No doubt the father knew his younger son’s character. No doubt he feared he might make bad choices with the inheritance that was his due under Jewish law. While hoping his son would make good, I fancy the father knew that if the son was ever to learn he would have to do so the hard way. So I imagine it was with foreboding that he handed over the son’s share.

And the son was indeed prodigal – he ‘squandered his property in dissolute living’ and ended up destitute. How degrading the son must have found it to be reduced to herding pigs, unclean animals to an Israelite. But perhaps it was his very degradation that made him come to himself, to realise that he would be better off as his father’s hired hand. So he went back to his father in his ragged filthy clothes with his tail between his legs, to admit his foolishness: ‘Father, I have sinned against heaven and before you; I am no longer worthy to be called your son’.

But the father is a good father - he is filled with loving compassion when he sees his prodigal son coming towards him from afar off. He runs to him to hug and kiss him. He dresses him in the best clothes, and commands a feast to celebrate his return: ‘for this son of mine was dead and is alive again; he was lost and is found!’  Every parent I’m sure has experienced the joy and relief of finding a lost child.
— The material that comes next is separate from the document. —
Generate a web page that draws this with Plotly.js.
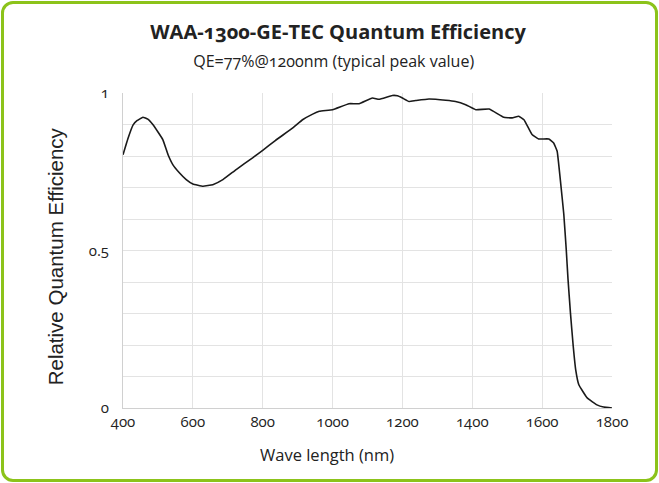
<!DOCTYPE html>
<html>
<head>
<meta charset="utf-8">
<script src="https://cdn.plot.ly/plotly-3.0.1.min.js"></script>
<style>
  html, body { margin: 0; padding: 0; background: #ffffff; }
  #wrap { position: relative; width: 659px; height: 483px; }
  #chart { position: absolute; left: 0; top: 0; width: 659px; height: 483px; }
  #frame { position: absolute; left: 1px; top: 1px; width: 657px; height: 481px; box-sizing: border-box;
           border: 3px solid #8cc31a; border-radius: 12px; pointer-events: none; }
  .main-svg text { font-variant-numeric: oldstyle-nums; font-feature-settings: "onum" 1; }
</style>
</head>
<body>
<div id="wrap">
  <div id="chart"></div>
  <div id="frame"></div>
</div>
<script>
const wavelength = [400, 414, 429, 440, 457, 471, 486, 514, 529, 543, 562, 581, 600, 629, 657, 686, 724, 771, 800, 836, 886, 914, 943, 962, 1000, 1047, 1076, 1114, 1133, 1171, 1186, 1200, 1219, 1238, 1276, 1324, 1352, 1381, 1410, 1448, 1490, 1514, 1533, 1548, 1571, 1590, 1619, 1633, 1643, 1652, 1662, 1669, 1674, 1681, 1689, 1696, 1705, 1729, 1757, 1776, 1800];
const efficiency = [0.804, 0.855, 0.899, 0.912, 0.923, 0.917, 0.899, 0.852, 0.804, 0.772, 0.746, 0.725, 0.711, 0.704, 0.709, 0.725, 0.757, 0.794, 0.818, 0.849, 0.889, 0.915, 0.933, 0.942, 0.947, 0.966, 0.966, 0.984, 0.980, 0.992, 0.991, 0.984, 0.973, 0.976, 0.981, 0.977, 0.973, 0.963, 0.947, 0.949, 0.923, 0.921, 0.926, 0.915, 0.868, 0.854, 0.854, 0.841, 0.815, 0.725, 0.615, 0.503, 0.410, 0.302, 0.196, 0.122, 0.074, 0.032, 0.010, 0.003, 0.000];
const xTicks = [400, 600, 800, 1000, 1200, 1400, 1600, 1800];
const yTicks = [0, 0.5, 1];
const yTickText = ["0", "0.5", "1"];
const titleText = 'WAA-1300-GE-TEC Quantum Efficiency';
const subtitleText = 'QE=77%@1200nm (typical peak value)';
const xTitleText = 'Wave length (nm)';
const yTitleText = 'Relative Quantum Efficiency';

const humanist = "'Open Sans', 'Noto Sans', sans-serif";
const ink = '#222222';

Plotly.newPlot('chart', [{
  x: wavelength,
  y: efficiency,
  type: 'scatter',
  mode: 'lines',
  line: { color: '#1a1a1a', width: 1.6, shape: 'spline', smoothing: 0.3 },
  hoverinfo: 'skip'
}], {
  width: 659,
  height: 483,
  paper_bgcolor: '#ffffff',
  plot_bgcolor: '#ffffff',
  margin: { l: 123, r: 47, t: 93, b: 75 },
  showlegend: false,
  title: {
    text: '<b>' + titleText + '</b>',
    xref: 'container', yref: 'container',
    x: 0.513, xanchor: 'center', y: 0.933, yanchor: 'middle',
    font: { family: humanist, size: 20, color: ink }
  },
  annotations: [
    { text: subtitleText, xref: 'paper', yref: 'paper', x: 0.431, y: 1.1025,
      xanchor: 'center', yanchor: 'middle', showarrow: false,
      font: { family: humanist, size: 16, color: ink } },
    { text: xTitleText, xref: 'paper', yref: 'paper', x: 0.418, y: -0.148,
      xanchor: 'center', yanchor: 'middle', showarrow: false,
      font: { family: humanist, size: 16.5, color: ink } },
    { text: yTitleText, xref: 'paper', yref: 'paper', x: -0.138, y: 0.480,
      xanchor: 'center', yanchor: 'middle', showarrow: false, textangle: -90,
      font: { family: "'Liberation Sans', Arial, sans-serif", size: 20.5, color: ink } }
  ],
  xaxis: {
    range: [400, 1800],
    tickvals: xTicks,
    ticktext: xTicks.map(String),
    showgrid: true, gridcolor: '#e3e3e3', gridwidth: 1,
    showline: true, linecolor: '#d0d0d0', linewidth: 1, mirror: false,
    zeroline: false, ticks: '',
    ticklabelstandoff: 0,
    tickfont: { family: humanist, size: 15, color: ink }
  },
  yaxis: {
    range: [0, 1],
    tickvals: yTicks,
    ticktext: yTickText,
    showgrid: true, gridcolor: '#e3e3e3', gridwidth: 1,
    minor: { dtick: 0.1, tick0: 0, showgrid: true, gridcolor: '#e3e3e3', gridwidth: 1, ticks: '' },
    showline: true, linecolor: '#d0d0d0', linewidth: 1,
    zeroline: false, ticks: '',
    ticklabelstandoff: 10,
    tickfont: { family: humanist, size: 15, color: ink }
  }
}, { displayModeBar: false, staticPlot: true });
</script>
</body>
</html>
But this welcome is so much more than the son could ever have expected.

Luke has Jesus tell this story in answer to the Pharisees and scribes who were criticising him for consorting with disreputable people – ‘tax collectors and sinners’ who ‘were coming near to listen to him.’ It is the last of three parables he tells about rejoicing at finding things that have been lost – the others were the parables of the Lost Sheep and the Lost Coin.

‘Just so’, Jesus declares, ‘there will be more joy in heaven over one sinner who repents than over ninety-nine righteous persons who need no repentance’.

Jesus is revealing the key insight of our Christian faith. God is like this loving Father! We are like prodigal sons – and prodigal daughters. We are foolish, weak people who walk away from God, who do what we ought not to do, and do not do what we ought to do. But if we come back to him and admit our foolishness and weakness, God will not only forgive us, but rejoice that he has found us again.

But what about the elder son, the one who did not leave and squander his inheritance?
We can all understand his human anger. He has been the good son. He has stayed at home and for years has done exactly what his father wants. Yet he has never been welcomed with rejoicing and feasting as his dissolute younger brother has been – ‘You have never given me even a young goat so that I might celebrate with my friends’, but ‘you killed the fatted calf for him!’

It can be very hard to be the dutiful child when the prodigal returns. And it can be very hard to see sinners repent and accept that they have been joyfully reconciled to God. But that is what faithful Christians must do in order to hear God, like a loving Father, say to them, ‘Son, you are always with me, and all that is mine is yours. But we had to celebrate and rejoice, because this brother of yours was dead and has come to life; he was lost and has been found.’